Secret State

Secret conspiratorial formations existed in all the countries of occupied Europe, but only in Poland was a true underground state formed, with an army, ministries, parliament, police and even social services.

Although the underground state was theoretically only a branch of the government in exile, in reality it was in the occupied country, not in Paris or London, that the fate of Poland would be determined. It was the leadership of the underground state which made critical decision concerning both resistance to the occupier, as well as in matters of domestic policy. From the start of the occupation, the Government Delegation for Poland (headed first by Cyryl Ratajski, and later Jan Piekalkiewicz and Jan Stanislaw Jankowski) built the civilian structure of the underground state. The everyday work of the Delegation was divided into 15 departments. The most important of which were: Domestic Affairs, which oversaw provincial and regional delegates, and prepared the structure of future territorial administration, including those lands which Poland prepared to receive from Germany (Silesia-Opole, Baltic Coast region and Eastern Prussia); Press and Information: which formed together with the Office of Information and Propaganda of the Head Command of the Home Army the giant “information conglomerate” (books and press published by it had an incredible influence on public opinion); Labor and Social Welfare, which cared for political prisoners and unemployed artists and scholars. The Delegation also played a large role in the rescue of Jews (see Polish Relations..). The Department of Education and Culture managed to form a secret system of education, which by 1944 had an estimated 100,000 students. This department was also tasked with rescuing from destruction Poland’s cultural artifacts and objects of importance to the national heritage. The Civilian Resistance Office, subordinate directly to the Chief Delegate, was in charge of the secret courts, and monitored public opinion regarding the occupier.

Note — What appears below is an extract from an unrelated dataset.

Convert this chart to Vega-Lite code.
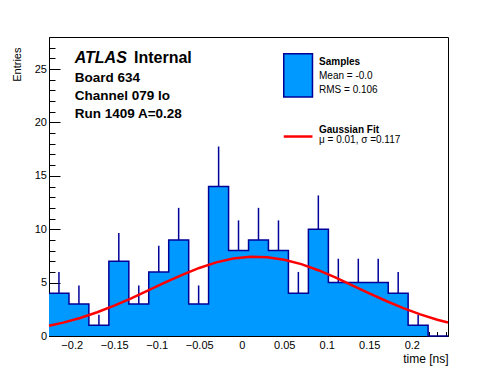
{
  "$schema": "https://vega.github.io/schema/vega-lite/v6.json",
  "width": 399,
  "height": 299,
  "autosize": {"type": "none"},
  "padding": {"left": 49, "top": 37, "right": 50, "bottom": 38},
  "background": "white",
  "config": {
    "font": "Liberation Sans",
    "view": {"stroke": "black", "strokeWidth": 1},
    "axis": {
      "domainColor": "black",
      "tickColor": "black",
      "labelColor": "black",
      "titleColor": "black",
      "labelFont": "Liberation Sans",
      "titleFont": "Liberation Sans",
      "labelFontSize": 11,
      "titleFontSize": 11,
      "titleFontWeight": "normal",
      "grid": false,
      "labelOverlap": false,
      "labelFlush": false
    }
  },
  "resolve": {"axis": {"x": "independent", "y": "independent"}},
  "datasets": {
    "bins": [
      {"lo": -0.2267, "hi": -0.2032, "mid": -0.2150, "n": 4, "top": 6},
      {"lo": -0.2032, "hi": -0.1798, "mid": -0.1915, "n": 3, "top": 4.732},
      {"lo": -0.1798, "hi": -0.1563, "mid": -0.1680, "n": 1, "top": 2},
      {"lo": -0.1563, "hi": -0.1328, "mid": -0.1446, "n": 7, "top": 9.646},
      {"lo": -0.1328, "hi": -0.1094, "mid": -0.1211, "n": 3, "top": 4.732},
      {"lo": -0.1094, "hi": -0.0859, "mid": -0.0976, "n": 6, "top": 8.449},
      {"lo": -0.0859, "hi": -0.0624, "mid": -0.0742, "n": 9, "top": 12},
      {"lo": -0.0624, "hi": -0.0390, "mid": -0.0507, "n": 3, "top": 4.732},
      {"lo": -0.0390, "hi": -0.0155, "mid": -0.0272, "n": 14, "top": 17.742},
      {"lo": -0.0155, "hi": 0.0080, "mid": -0.0038, "n": 8, "top": 10.828},
      {"lo": 0.0080, "hi": 0.0314, "mid": 0.0197, "n": 9, "top": 12},
      {"lo": 0.0314, "hi": 0.0549, "mid": 0.0432, "n": 8, "top": 10.828},
      {"lo": 0.0549, "hi": 0.0784, "mid": 0.0666, "n": 4, "top": 6},
      {"lo": 0.0784, "hi": 0.1019, "mid": 0.0901, "n": 10, "top": 13.162},
      {"lo": 0.1019, "hi": 0.1253, "mid": 0.1136, "n": 5, "top": 7.236},
      {"lo": 0.1253, "hi": 0.1488, "mid": 0.1371, "n": 5, "top": 7.236},
      {"lo": 0.1488, "hi": 0.1723, "mid": 0.1605, "n": 5, "top": 7.236},
      {"lo": 0.1723, "hi": 0.1957, "mid": 0.1840, "n": 4, "top": 6},
      {"lo": 0.1957, "hi": 0.2192, "mid": 0.2075, "n": 1, "top": 2},
      {"lo": 0.2192, "hi": 0.2426, "mid": 0.2309, "n": 0, "top": 0}
    ],
    "steps": [
      {"x": -0.2267, "y": 4},
      {"x": -0.2032, "y": 3},
      {"x": -0.1798, "y": 1},
      {"x": -0.1563, "y": 7},
      {"x": -0.1328, "y": 3},
      {"x": -0.1094, "y": 6},
      {"x": -0.0859, "y": 9},
      {"x": -0.0624, "y": 3},
      {"x": -0.0390, "y": 14},
      {"x": -0.0155, "y": 8},
      {"x": 0.0080, "y": 9},
      {"x": 0.0314, "y": 8},
      {"x": 0.0549, "y": 4},
      {"x": 0.0784, "y": 10},
      {"x": 0.1019, "y": 5},
      {"x": 0.1253, "y": 5},
      {"x": 0.1488, "y": 5},
      {"x": 0.1723, "y": 4},
      {"x": 0.1957, "y": 1},
      {"x": 0.2192, "y": 0},
      {"x": 0.2426, "y": 0}
    ],
    "fit": [
      {"x": -0.2267, "y": 0.953},
      {"x": -0.21, "y": 1.251},
      {"x": -0.19, "y": 1.690},
      {"x": -0.17, "y": 2.221},
      {"x": -0.15, "y": 2.838},
      {"x": -0.13, "y": 3.527},
      {"x": -0.11, "y": 4.263},
      {"x": -0.09, "y": 5.012},
      {"x": -0.07, "y": 5.730},
      {"x": -0.05, "y": 6.372},
      {"x": -0.03, "y": 6.893},
      {"x": -0.01, "y": 7.251},
      {"x": 0.01, "y": 7.419},
      {"x": 0.03, "y": 7.383},
      {"x": 0.05, "y": 7.146},
      {"x": 0.07, "y": 6.727},
      {"x": 0.09, "y": 6.160},
      {"x": 0.11, "y": 5.485},
      {"x": 0.13, "y": 4.751},
      {"x": 0.15, "y": 4.002},
      {"x": 0.17, "y": 3.279},
      {"x": 0.19, "y": 2.613},
      {"x": 0.21, "y": 2.025},
      {"x": 0.23, "y": 1.526},
      {"x": 0.2426, "y": 1.257}
    ],
    "atlas": [{"x": -0.1965, "y": 25.56, "t": "ATLAS"}],
    "internal": [{"x": -0.1267, "y": 25.56, "t": "Internal"}],
    "info": [
      {"x": -0.1965, "y": 23.83, "t": "Board 634"},
      {"x": -0.1965, "y": 22.12, "t": "Channel 079 lo"},
      {"x": -0.1965, "y": 20.40, "t": "Run 1409 A=0.28"}
    ],
    "leghead": [
      {"x": 0.0909, "y": 25.40, "t": "Samples"},
      {"x": 0.0909, "y": 18.98, "t": "Gaussian Fit"}
    ],
    "legtext": [
      {"x": 0.0909, "y": 24.06, "t": "Mean = -0.0"},
      {"x": 0.0909, "y": 22.75, "t": "RMS = 0.106"},
      {"x": 0.0909, "y": 18.09, "t": "μ = 0.01, σ =0.117"}
    ],
    "legbox": [{"x1": 0.0494, "x2": 0.0832, "y1": 22.37, "y2": 26.43}],
    "legline": [{"x1": 0.0494, "x2": 0.0832, "y": 18.68}]
  },
  "layer": [
    {
      "data": {"name": "steps"},
      "mark": {"type": "area", "interpolate": "step-after", "color": "#0099ff"},
      "encoding": {
        "x": {
          "field": "x", "type": "quantitative",
          "scale": {"domain": [-0.2267, 0.2426], "nice": false, "zero": false},
          "axis": {
            "orient": "bottom",
            "title": "time [ns]",
            "values": [-0.2, -0.15, -0.1, -0.05, 0, 0.05, 0.1, 0.15, 0.2],
            "format": ".2~f",
            "tickSize": -9,
            "labelPadding": 12,
            "labelBaseline": "top",
            "titleX": 399,
            "titleY": 26.5,
            "titleAlign": "right",
            "titleAnchor": null,
            "titleBaseline": "alphabetic",
            "titleFontSize": 12
          }
        },
        "y": {
          "field": "y", "type": "quantitative", "stack": null,
          "scale": {"domain": [0, 28], "nice": false, "zero": true},
          "axis": {
            "orient": "left",
            "title": "Entries",
            "values": [0, 5, 10, 15, 20, 25],
            "tickSize": -11,
            "labelPadding": 13.5,
            "titleX": -32,
            "titleY": 10,
            "titleAngle": -90,
            "titleAlign": "right",
            "titleAnchor": null,
            "titleBaseline": "middle"
          }
        }
      }
    },
    {
      "data": {"name": "steps"},
      "mark": {"type": "line", "interpolate": "step-after", "stroke": "#000099", "strokeWidth": 1.5},
      "encoding": {
        "x": {
          "field": "x", "type": "quantitative",
          "axis": {
            "orient": "bottom",
            "title": null,
            "labels": false,
            "domain": false,
            "values": [-0.22,-0.21,-0.19,-0.18,-0.17,-0.16,-0.14,-0.13,-0.12,-0.11,-0.09,-0.08,-0.07,-0.06,-0.04,-0.03,-0.02,-0.01,0.01,0.02,0.03,0.04,0.06,0.07,0.08,0.09,0.11,0.12,0.13,0.14,0.16,0.17,0.18,0.19,0.21,0.22,0.23,0.24],
            "tickSize": -4.5
          }
        },
        "y": {
          "field": "y", "type": "quantitative",
          "axis": {
            "orient": "left",
            "title": null,
            "labels": false,
            "domain": false,
            "values": [1,2,3,4,6,7,8,9,11,12,13,14,16,17,18,19,21,22,23,24,26,27],
            "tickSize": -6
          }
        }
      }
    },
    {
      "data": {"name": "bins"},
      "mark": {"type": "rule", "stroke": "#000099", "strokeWidth": 1.5, "strokeCap": "butt"},
      "encoding": {
        "x": {"field": "mid", "type": "quantitative", "axis": null},
        "y": {"field": "n", "type": "quantitative", "axis": null},
        "y2": {"field": "top"}
      }
    },
    {
      "data": {"name": "fit"},
      "mark": {"type": "line", "stroke": "#ff0000", "strokeWidth": 2.5},
      "encoding": {
        "x": {"field": "x", "type": "quantitative", "axis": null},
        "y": {"field": "y", "type": "quantitative", "axis": null}
      }
    },
    {
      "data": {"name": "legbox"},
      "mark": {"type": "rect", "fill": "#0099ff", "stroke": "#000099", "strokeWidth": 1.5},
      "encoding": {
        "x": {"field": "x1", "type": "quantitative", "axis": null},
        "x2": {"field": "x2"},
        "y": {"field": "y1", "type": "quantitative", "axis": null},
        "y2": {"field": "y2"}
      }
    },
    {
      "data": {"name": "legline"},
      "mark": {"type": "rule", "stroke": "#ff0000", "strokeWidth": 2.5},
      "encoding": {
        "x": {"field": "x1", "type": "quantitative", "axis": null},
        "x2": {"field": "x2"},
        "y": {"field": "y", "type": "quantitative", "axis": null}
      }
    },
    {
      "data": {"name": "atlas"},
      "mark": {"type": "text", "align": "left", "baseline": "alphabetic", "fontSize": 16, "fontWeight": "bold", "fontStyle": "italic", "font": "Liberation Sans", "color": "black"},
      "encoding": {
        "x": {"field": "x", "type": "quantitative", "axis": null},
        "y": {"field": "y", "type": "quantitative", "axis": null},
        "text": {"field": "t"}
      }
    },
    {
      "data": {"name": "internal"},
      "mark": {"type": "text", "align": "left", "baseline": "alphabetic", "fontSize": 16, "fontWeight": "bold", "font": "Liberation Sans", "color": "black"},
      "encoding": {
        "x": {"field": "x", "type": "quantitative", "axis": null},
        "y": {"field": "y", "type": "quantitative", "axis": null},
        "text": {"field": "t"}
      }
    },
    {
      "data": {"name": "info"},
      "mark": {"type": "text", "align": "left", "baseline": "alphabetic", "fontSize": 13.5, "fontWeight": "bold", "font": "Liberation Sans", "color": "black"},
      "encoding": {
        "x": {"field": "x", "type": "quantitative", "axis": null},
        "y": {"field": "y", "type": "quantitative", "axis": null},
        "text": {"field": "t"}
      }
    },
    {
      "data": {"name": "leghead"},
      "mark": {"type": "text", "align": "left", "baseline": "alphabetic", "fontSize": 10, "fontWeight": "bold", "font": "Liberation Sans", "color": "black"},
      "encoding": {
        "x": {"field": "x", "type": "quantitative", "axis": null},
        "y": {"field": "y", "type": "quantitative", "axis": null},
        "text": {"field": "t"}
      }
    },
    {
      "data": {"name": "legtext"},
      "mark": {"type": "text", "align": "left", "baseline": "alphabetic", "fontSize": 10, "font": "Liberation Sans", "color": "black"},
      "encoding": {
        "x": {"field": "x", "type": "quantitative", "axis": null},
        "y": {"field": "y", "type": "quantitative", "axis": null},
        "text": {"field": "t"}
      }
    }
  ]
}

At the beginning of 1944, in response to the decision by Soviet-affiliated Communists to create the State National Council, the underground, loyal to the legal Polish government in exile, formed the Council of National Unity, aspiring to be the “underground parliament.” At the start of May 1944, President Raczkiewicz created a Council of Ministers at Home, which became an integral part of the London government, and Chief Delegate Jankowski received the status of Deputy Prime Minister. This act also ended the formation of the Underground State, which was prepared to govern as was their legal right. This authority, however, was not to be given to it (See Operation Tempest). On July 1, 1945, after the formation of the Provisional Government of National Unity (with Stanislaw Mikolajczyk as Deputy Prime Minister) and the expected decision that western allies would cease to recognize the government in exile, the Council of National Unity dissolved itself. It’s last act was to publish the “Proclamation of the Council of National Unity to the Polish Nation and Allied Nations” whose conclusion formed the so called “Testament of Fighting Poland” which postulated an independent and just Poland, free from any outside influences. This testament was realized only after almost half a century, in 1989.